The four-day soiree included a welcome picnic, golf and fishing tournaments, baseball and volleyball games, poker, boating, burying a time capsule, and a family dinner at the Alexandria Golf Club.
"I think it's exciting that we could get this many people together," Mary said at the picnic the first day. "This land is the key in bringing us together."
"This is the first time I've seen everybody in one place at the same time," Jim Wirth agreed. "It's the first time we've all, or at least as many as possible, have been together. Everybody who could come did."
There was only one thing missing from the reunion - a Ballentine.
"No one has the last name of Ballentine any more," Mary lamented. "That's the sad part."
And so it goes
Although the name hasn't carried on, Camp Ballentine has, and will continue to do so. Written into the deed of each plat is the agreement that if an owner chooses to sell, it has to be sold to a family member.
"There is so much interest within the family for this land that I don't think it will ever leave the family," Mary said.
Tyler Wirth, who is "picking up the banner" for his generation, agrees.
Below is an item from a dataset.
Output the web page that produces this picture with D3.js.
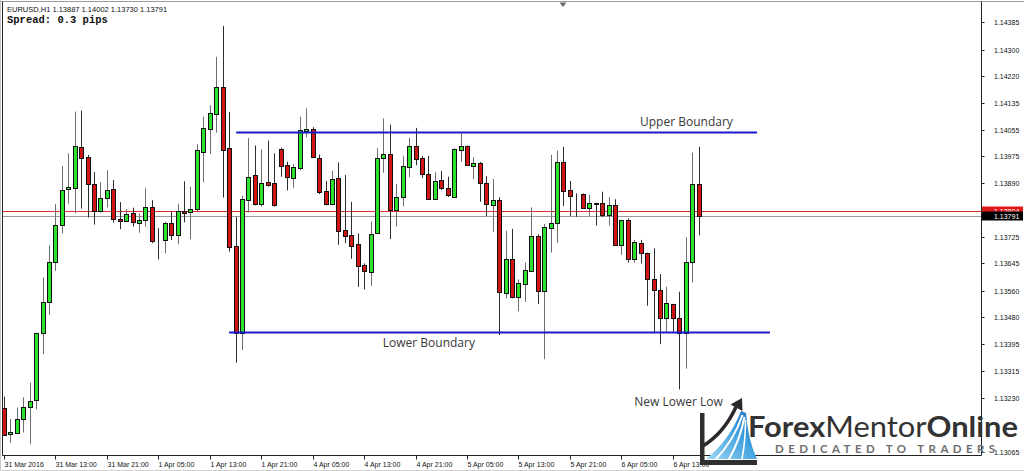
<!DOCTYPE html>
<html>
<head>
<meta charset="utf-8">
<script src="https://cdn.jsdelivr.net/npm/d3@7"></script>
<style>
  html, body { margin: 0; padding: 0; background: #fff; overflow: hidden; }
  svg { display: block; }
</style>
</head>
<body>
<svg id="chart" width="1024" height="471"></svg>
<script>
// ---- EURUSD H1 price data (one entry per hourly bar, 31 Mar 05:00 .. 6 Apr 17:00) ----
const headerLine = "EURUSD,H1  1.13887 1.14002 1.13730 1.13791";
const spreadLine = "Spread: 0.3 pips";

const opens = [
  1.13201,1.13119,1.13124,1.13165,1.13202,1.13224,1.13431,1.13526,1.13647,1.13761,
  1.13871,1.13874,1.14001,1.13970,1.13888,1.13805,1.13844,1.13871,1.13779,1.13773,
  1.13800,1.13768,1.13776,1.13817,1.13716,1.13716,1.13767,1.13730,1.13806,1.13802,
  1.13811,1.13987,1.14056,1.14103,1.14185,1.13997,1.13696,1.13431,1.13838,1.13914,
  1.13825,1.13894,1.13890,1.13994,1.13946,1.13906,1.13938,1.14051,1.14057,1.13967,
  1.13865,1.13827,1.13905,1.13746,1.13731,1.13703,1.13638,1.13617,1.13736,1.13968,
  1.13981,1.13807,1.13848,1.13941,1.14003,1.13967,1.13917,1.13842,1.13899,1.13874,
  1.13848,1.13992,1.14004,1.13943,1.13953,1.13892,1.13822,1.13839,1.13554,1.13656,
  1.13542,1.13581,1.13621,1.13728,1.13560,1.13754,1.13767,1.13955,1.13869,1.13855,
  1.13856,1.13815,1.13828,1.13828,1.13792,1.13822,1.13700,1.13776,1.13656,1.13707,
  1.13675,1.13595,1.13562,1.13476,1.13518,1.13477,1.13431,1.13647,1.13887
];
const highs = [
  1.13235,1.13166,1.13201,1.13233,1.13278,1.13431,1.13601,1.13699,1.13826,1.13943,
  1.13982,1.14110,1.14113,1.13977,1.13924,1.13893,1.13930,1.13900,1.13832,1.13811,
  1.13815,1.13798,1.13875,1.13838,1.13752,1.13772,1.13804,1.13827,1.13896,1.13879,
  1.14010,1.14094,1.14130,1.14278,1.14373,1.14109,1.13787,1.13851,1.14029,1.14006,
  1.13994,1.14021,1.13982,1.13999,1.13956,1.13949,1.14094,1.14120,1.14062,1.13978,
  1.13897,1.13928,1.13954,1.13915,1.13833,1.13736,1.13644,1.13773,1.13998,1.14089,
  1.14070,1.13888,1.13973,1.14030,1.14060,1.13974,1.13974,1.13924,1.13928,1.13910,
  1.13998,1.14043,1.14006,1.13970,1.13955,1.13912,1.13903,1.13847,1.13744,1.13750,
  1.13595,1.13647,1.13816,1.13733,1.13765,1.13977,1.13990,1.14002,1.13897,1.13859,
  1.13859,1.13854,1.13830,1.13864,1.13847,1.13841,1.13776,1.13782,1.13716,1.13716,
  1.13677,1.13690,1.13611,1.13572,1.13520,1.13557,1.13724,1.13984,1.14002
];
const lows = [
  1.13114,1.13093,1.13122,1.13125,1.13089,1.13196,1.13365,1.13486,1.13621,1.13736,
  1.13827,1.13798,1.13812,1.13785,1.13763,1.13800,1.13816,1.13769,1.13749,1.13770,
  1.13757,1.13738,1.13757,1.13706,1.13656,1.13675,1.13716,1.13703,1.13770,1.13718,
  1.13805,1.13893,1.13980,1.14045,1.13846,1.13680,1.13339,1.13378,1.13800,1.13822,
  1.13818,1.13879,1.13818,1.13910,1.13868,1.13876,1.13930,1.14031,1.13971,1.13857,
  1.13822,1.13822,1.13701,1.13706,1.13658,1.13572,1.13564,1.13575,1.13734,1.13922,
  1.13719,1.13757,1.13819,1.13909,1.13945,1.13906,1.13842,1.13840,1.13869,1.13848,
  1.13846,1.13956,1.13945,1.13903,1.13833,1.13789,1.13741,1.13424,1.13537,1.13537,
  1.13497,1.13526,1.13619,1.13519,1.13350,1.13677,1.13707,1.13820,1.13789,1.13787,
  1.13815,1.13789,1.13760,1.13787,1.13760,1.13700,1.13670,1.13646,1.13646,1.13644,
  1.13514,1.13433,1.13396,1.13433,1.13434,1.13257,1.13321,1.13585,1.13730
];
const closes = [
  1.13117,1.13125,1.13166,1.13204,1.13221,1.13431,1.13526,1.13647,1.13761,1.13869,
  1.13878,1.14003,1.13968,1.13887,1.13805,1.13845,1.13870,1.13779,1.13773,1.13796,
  1.13771,1.13777,1.13818,1.13712,1.13715,1.13768,1.13730,1.13806,1.13800,1.13811,
  1.13991,1.14059,1.14105,1.14185,1.13992,1.13695,1.13429,1.13841,1.13909,1.13825,
  1.13892,1.13886,1.13824,1.13944,1.13908,1.13939,1.14053,1.14057,1.13971,1.13864,
  1.13825,1.13902,1.13744,1.13729,1.13696,1.13637,1.13621,1.13735,1.13968,1.13981,
  1.13807,1.13847,1.13944,1.14003,1.13963,1.13919,1.13842,1.13896,1.13874,1.13854,
  1.13994,1.14004,1.13945,1.13951,1.13892,1.13827,1.13839,1.13556,1.13656,1.13542,
  1.13583,1.13624,1.13728,1.13560,1.13755,1.13769,1.13955,1.13867,1.13851,1.13853,
  1.13815,1.13828,1.13827,1.13793,1.13822,1.13700,1.13776,1.13658,1.13710,1.13675,
  1.13595,1.13562,1.13476,1.13522,1.13477,1.13429,1.13647,1.13887,1.13791
];

// time axis labels, one every 8 bars
const timeLabels = [
  "31 Mar 2016","31 Mar 13:00","31 Mar 21:00","1 Apr 05:00","1 Apr 13:00",
  "1 Apr 21:00","4 Apr 05:00","4 Apr 13:00","4 Apr 21:00","5 Apr 05:00",
  "5 Apr 13:00","5 Apr 21:00","6 Apr 05:00","6 Apr 13:00"
];
const timeLabelStep = 8;

// price scale labels
const priceTicks = [
  1.14385,1.14300,1.14220,1.14135,1.14055,1.13975,1.13890,1.13810,1.13725,
  1.13645,1.13560,1.13480,1.13395,1.13315,1.13230,1.13065
];

const bidPrice = 1.13791;
const markPrice = 1.13804;

// hand-drawn range boundaries (bar index span)
const boundaryNames = ["Upper Boundary", "Lower Boundary"];
const boundaryPrices = [1.14048, 1.13434];
const boundaryFrom = [36.1, 35.0];
const boundaryTo = [117.1, 119.1];

// ---- layout ----
const W = 1024, H = 471;
const plot = { left: 2.5, right: 981.5, top: 1.5, bottom: 455.5 };

const svg = d3.select("#chart");
const n = closes.length;

const x = d3.scaleLinear().domain([0, n - 1]).range([4, 4 + 6.431 * (n - 1)]);
const y = d3.scaleLinear().domain([1.13065, 1.14385]).range([452, 22]);

const bars = d3.range(n).map(i => ({
  i, o: opens[i], h: highs[i], l: lows[i], c: closes[i]
}));

svg.append("rect").attr("width", W).attr("height", H).attr("fill", "#fff");

svg.append("defs").append("clipPath").attr("id", "plotClip")
  .append("rect")
  .attr("x", plot.left + 0.5).attr("y", plot.top + 0.5)
  .attr("width", plot.right - plot.left - 1)
  .attr("height", plot.bottom - plot.top - 1);

const plotG = svg.append("g").attr("clip-path", "url(#plotClip)");

// current-price lines
plotG.append("line")
  .attr("x1", plot.left).attr("x2", plot.right)
  .attr("y1", Math.round(y(markPrice)) + 0.5).attr("y2", Math.round(y(markPrice)) + 0.5)
  .attr("stroke", "#e02a2a").attr("stroke-width", 1);
plotG.append("line")
  .attr("x1", plot.left).attr("x2", plot.right)
  .attr("y1", Math.round(y(bidPrice)) + 0.5).attr("y2", Math.round(y(bidPrice)) + 0.5)
  .attr("stroke", "#9a9a9a").attr("stroke-width", 1);

// candles
const px = i => Math.round(x(i)) + 0.5;
const candleG = plotG.append("g");
candleG.selectAll("line.wick").data(bars).join("line")
  .attr("class", "wick")
  .attr("x1", d => px(d.i)).attr("x2", d => px(d.i))
  .attr("y1", d => y(d.h)).attr("y2", d => y(d.l))
  .attr("stroke", d => d.c >= d.o ? "#6e6e6e" : "#2e2e2e")
  .attr("stroke-width", 1);

candleG.selectAll("rect.body").data(bars).join("rect")
  .attr("class", "body")
  .attr("x", d => px(d.i) - 2)
  .attr("width", 4)
  .attr("y", d => Math.round(y(Math.max(d.o, d.c))) + 0.5)
  .attr("height", d => Math.max(0, Math.round(y(Math.min(d.o, d.c))) - Math.round(y(Math.max(d.o, d.c)))))
  .attr("fill", d => d.c > d.o ? "#2ee02e" : "#d01515")
  .attr("stroke", "#111")
  .attr("stroke-width", 1);

// boundary lines
boundaryPrices.forEach((p, k) => {
  plotG.append("line")
    .attr("x1", x(boundaryFrom[k])).attr("x2", x(boundaryTo[k]))
    .attr("y1", Math.round(y(p)) + 0.5).attr("y2", Math.round(y(p)) + 0.5)
    .attr("stroke", "#1a1acc").attr("stroke-width", 2);
});

// annotations
const noteFont = "'Open Sans', 'Noto Sans', sans-serif";
svg.append("text")
  .attr("x", x(98.9)).attr("y", y(boundaryPrices[0]) - 6)
  .attr("font-family", noteFont).attr("font-size", 12).attr("fill", "#383838")
  .text(boundaryNames[0]);
svg.append("text")
  .attr("x", x(58.9)).attr("y", y(boundaryPrices[1]) + 15)
  .attr("font-family", noteFont).attr("font-size", 12).attr("fill", "#383838")
  .text(boundaryNames[1]);
svg.append("text")
  .attr("x", x(98)).attr("y", y(lows[105]) + 17)
  .attr("font-family", noteFont).attr("font-size", 12).attr("fill", "#383838")
  .text("New Lower Low");

// frame
const frame = svg.append("g").attr("stroke-width", 1).attr("fill", "none");
frame.append("line").attr("x1", 0).attr("x2", W).attr("y1", plot.top).attr("y2", plot.top).attr("stroke", "#9a9a9a");
frame.append("line").attr("x1", 0.5).attr("x2", 0.5).attr("y1", 0).attr("y2", H).attr("stroke", "#c8c8c8");
frame.append("line").attr("x1", plot.left).attr("x2", plot.left).attr("y1", plot.top).attr("y2", plot.bottom).attr("stroke", "#222");
frame.append("line").attr("x1", plot.right).attr("x2", plot.right).attr("y1", plot.top).attr("y2", plot.bottom).attr("stroke", "#222");
frame.append("line").attr("x1", plot.left).attr("x2", plot.right).attr("y1", plot.bottom).attr("y2", plot.bottom).attr("stroke", "#222");
frame.append("line").attr("x1", 0).attr("x2", W).attr("y1", H - 0.5).attr("y2", H - 0.5).attr("stroke", "#d0d0d0");

// chart-shift marker
svg.append("path").attr("d", "M559.5,2.5 L566.5,2.5 L563,7 Z").attr("fill", "#6a6a6a");

// price axis
const axisFont = "'Liberation Sans', Arial, sans-serif";
const yAxisG = svg.append("g");
priceTicks.forEach(p => {
  const yy = Math.round(y(p)) + 0.5;
  yAxisG.append("line").attr("x1", plot.right).attr("x2", plot.right + 3)
    .attr("y1", yy).attr("y2", yy).attr("stroke", "#222");
  yAxisG.append("text").attr("x", 994).attr("y", yy + 2.5)
    .attr("font-family", axisFont).attr("font-size", 7).attr("fill", "#111")
    .text(p.toFixed(5));
});

// price tags
function priceTag(p, fill) {
  const yy = Math.round(y(p));
  svg.append("rect").attr("x", plot.right + 0.5).attr("y", yy - 4.5)
    .attr("width", W - plot.right - 1.5).attr("height", 9).attr("fill", fill);
  svg.append("text").attr("x", 994).attr("y", yy + 2.5)
    .attr("font-family", axisFont).attr("font-size", 7).attr("fill", "#fff")
    .text(p.toFixed(5));
}
priceTag(markPrice, "#e01818");
priceTag(bidPrice, "#000");

// time axis
const xAxisG = svg.append("g");
timeLabels.forEach((t, k) => {
  const xx = px(k * timeLabelStep);
  xAxisG.append("line").attr("x1", xx).attr("x2", xx)
    .attr("y1", plot.bottom).attr("y2", plot.bottom + 4).attr("stroke", "#222");
  xAxisG.append("text").attr("x", xx).attr("y", 466.5)
    .attr("font-family", axisFont).attr("font-size", 7).attr("fill", "#111")
    .text(t);
});

// header
svg.append("text").attr("x", 7).attr("y", 11.5)
  .attr("font-family", axisFont).attr("font-size", 7.5).attr("fill", "#111")
  .text(headerLine);
svg.append("text").attr("x", 7).attr("y", 23)
  .attr("font-family", "'Liberation Mono', 'DejaVu Sans Mono', monospace")
  .attr("font-size", 10.5).attr("font-weight", "bold").attr("fill", "#111")
  .text(spreadLine);

// brand mark
const logo = svg.append("g");
const grad = svg.select("defs").append("linearGradient").attr("id", "swoosh")
  .attr("x1", "0").attr("y1", "1").attr("x2", "1").attr("y2", "0");
grad.append("stop").attr("offset", "0").attr("stop-color", "#9fd8f4");
grad.append("stop").attr("offset", "0.6").attr("stop-color", "#3a9ede");
grad.append("stop").attr("offset", "1").attr("stop-color", "#1f6fc0");
logo.append("path")
  .attr("d", "M706,459 Q729,441 741,411 L746,413 Q748,440 757,459 Z")
  .attr("fill", "url(#swoosh)");
[["M716,459 Q734,440 742.5,415", 2], ["M729,459 Q740,440 744.5,417", 2], ["M742,459 Q745.5,440 745.5,420", 1.6]]
  .forEach(([d, w]) => logo.append("path").attr("d", d).attr("fill", "none")
    .attr("stroke", "#fff").attr("stroke-width", w));
logo.append("path").attr("d", "M703,446 Q724,433 736,407")
  .attr("fill", "none").attr("stroke", "#2a2a2a").attr("stroke-width", 3.5);
logo.append("path").attr("d", "M742,398 L730.5,404.5 L742.5,411 Z").attr("fill", "#2a2a2a");
logo.append("rect").attr("x", 700).attr("y", 413).attr("width", 4.5).attr("height", 52).attr("fill", "#2f2f2f");
logo.append("rect").attr("x", 700).attr("y", 460).attr("width", 57).attr("height", 5).attr("fill", "#2f2f2f");

const brand = logo.append("text").attr("x", 748).attr("y", 437)
  .attr("font-family", "Lato, 'Open Sans', sans-serif").attr("font-size", 28)
  .attr("fill", "#333").attr("textLength", 270).attr("lengthAdjust", "spacingAndGlyphs");
brand.append("tspan").attr("font-weight", "bold").text("Forex");
brand.append("tspan").attr("font-weight", "normal").text("Mentor");
brand.append("tspan").attr("font-weight", "bold").text("Online");
logo.append("text").attr("x", 775).attr("y", 452.5)
  .attr("font-family", "Lato, 'Open Sans', sans-serif").attr("font-size", 11.5)
  .attr("font-weight", "bold").attr("fill", "#6e6e6e")
  .attr("textLength", 220).attr("lengthAdjust", "spacing")
  .text("DEDICATED TO TRADERS");
</script>
</body>
</html>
"It needs to go on," he insisted.
And so it will.
Last week at the place that is so close to their hearts, the Camp Ballentiners all gathered together to celebrate. Some of them played together as children. Some have known each other for years. And others just met for the first time. But they all have common ground - and it's on Lake Darling.
They clasped their hands together, bowed their heads in thanks, and formed a circle - a circle that started a century ago.